International trade tax collections

International trade net taxes stood at 2,239.83 billion against a target of Shs2, 088.50billion, resulting in a surplus of Shs151.33billion. This represents a 107.25% performance.

The major surpluses were registered in; import duty (Shs52.59billion), VAT on imports (Shs49.14 billion), petroleum duty (Shs45.70 billion), surcharge on imports (Shs6.63 billion), excise duty (Shs3.34 billion) and infrastructure levy (Shs 0.30 billion).

However, shortfalls were incurred in; withholding tax (Shs3.43billion), temporary road license (Shs2.43 billion) and export levy (Shs0.61billion).

There were increase in fuel import volumes by 88.41 million litres (18.06%) compared to the same period last financial year. This is attributed to increase in volumes of petrol by 71.56 million litres (33.34%) and kerosene by 2.20 million litres (20.73%).
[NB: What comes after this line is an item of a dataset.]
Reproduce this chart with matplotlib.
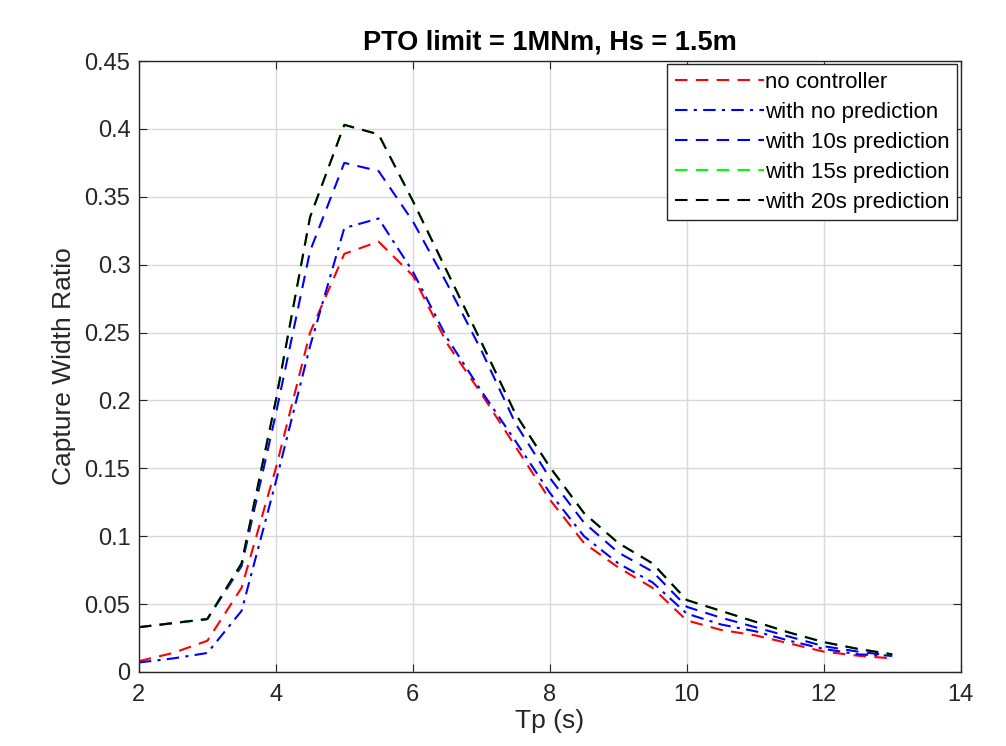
import matplotlib
matplotlib.use("Agg")
from matplotlib import pyplot as plt

tp = [2, 2.5, 3, 3.5, 4, 4.5, 5, 5.5, 6, 6.5, 7, 7.5, 8, 8.5, 9, 9.5,
      10, 10.5, 11, 11.5, 12, 12.5, 13]

no_controller = [0.008, 0.014, 0.023, 0.062, 0.150, 0.250, 0.308, 0.317,
                 0.292, 0.242, 0.205, 0.166, 0.127, 0.095, 0.077, 0.062,
                 0.038, 0.031, 0.027, 0.021, 0.015, 0.012, 0.010]
no_prediction = [0.007, 0.010, 0.014, 0.045, 0.140, 0.240, 0.327, 0.334,
                 0.295, 0.246, 0.207, 0.170, 0.132, 0.100, 0.080, 0.066,
                 0.043, 0.035, 0.030, 0.023, 0.017, 0.013, 0.012]
pred_10s = [0.033, 0.036, 0.039, 0.078, 0.190, 0.310, 0.375, 0.369,
            0.332, 0.286, 0.237, 0.183, 0.143, 0.110, 0.088, 0.074,
            0.048, 0.040, 0.033, 0.026, 0.019, 0.015, 0.012]
pred_15s = [0.033, 0.036, 0.039, 0.080, 0.200, 0.335, 0.403, 0.396,
            0.347, 0.295, 0.243, 0.190, 0.151, 0.117, 0.095, 0.080,
            0.053, 0.045, 0.037, 0.029, 0.022, 0.017, 0.013]
pred_20s = [0.033, 0.036, 0.039, 0.080, 0.200, 0.335, 0.403, 0.396,
            0.347, 0.295, 0.243, 0.190, 0.151, 0.117, 0.095, 0.080,
            0.053, 0.045, 0.037, 0.029, 0.022, 0.017, 0.013]

series = [
    ("no controller", no_controller, "#ff0000", (0, (6, 4))),
    ("with no prediction", no_prediction, "#0000ff", (0, (6, 3, 1.5, 3))),
    ("with 10s prediction", pred_10s, "#0000ff", (0, (6, 4))),
    ("with 15s prediction", pred_15s, "#00ff00", (0, (6, 4))),
    ("with 20s prediction", pred_20s, "#000000", (0, (6, 4))),
]

plt.rcParams["font.family"] = ["Liberation Sans", "DejaVu Sans"]

fig = plt.figure(figsize=(10.06, 7.46), dpi=100)
ax = fig.add_axes([0.138, 0.0992, 0.817, 0.819])

for label, values, color, style in series:
    ax.plot(tp, values, color=color, linestyle=style, linewidth=1.5, label=label)

ax.set_xlim(2, 14)
ax.set_ylim(0, 0.45)
ax.set_xticks([2, 4, 6, 8, 10, 12, 14])
ax.set_yticks([0, 0.05, 0.1, 0.15, 0.2, 0.25, 0.3, 0.35, 0.4, 0.45])
ax.set_yticklabels(["0", "0.05", "0.1", "0.15", "0.2", "0.25", "0.3", "0.35", "0.4", "0.45"])
ax.grid(True, color="#d9d9d9", linewidth=1.0)
ax.set_axisbelow(True)
ax.tick_params(direction="in", top=True, right=True, labelsize=17,
               colors="#262626", length=6, pad=6)
ax.tick_params(axis="x", pad=9)
for spine in ax.spines.values():
    spine.set_color("#262626")
    spine.set_linewidth(1.0)

ax.set_xlabel("Tp (s)", fontsize=19, color="#262626", labelpad=2)
ax.set_ylabel("Capture Width Ratio", fontsize=19, color="#262626", labelpad=6)
ax.set_title("PTO limit = 1MNm, Hs = 1.5m", fontsize=19.5, fontweight="bold", pad=8)

leg = ax.legend(loc="upper right", fontsize=16, frameon=True, fancybox=False,
                edgecolor="#262626", framealpha=1.0, handlelength=4.0,
                handletextpad=0.05, borderaxespad=0.15, labelspacing=0.4,
                borderpad=0.35)
leg.get_frame().set_linewidth(1.0)

fig.savefig("out.png", dpi=100)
However, diesel import volumes reduced by 5.80 million litres (2.39%) which was insignificant to revenue collection hence a surplus of Shs45.70billion in petroleum duty.

There was also an increase in tax yield from top imported items during the period under review compared to the same period last financial year. These include; persons motor vehicles (Shs27.73billion), palm oil (Shs25.80billion), wheat (Shs21.79billion), worn clothing by Shs20.55billion), polyether’s by (Shs11.30 billion), polymers by (Shs10.62billion), motorcycles (Shs8.53 billion), petroleum oils by (Shs8.16billion), plastic footwear by (Shs8.04billion) and hot rolled iron/non-alloy steel by (Shs7.59billion).

Going forward, Musinguzi said, URA hopes to collect Shs6.6trillion, accounting for 26.37% of the annual target driven by continued roll out of EFRIS and DTS, taxpayer education prorammes and sensitization, intensified surveillance at porous borders, roll out of  automated Integrated Warehousing Information Management System and  stakeholder collaboration and engagements.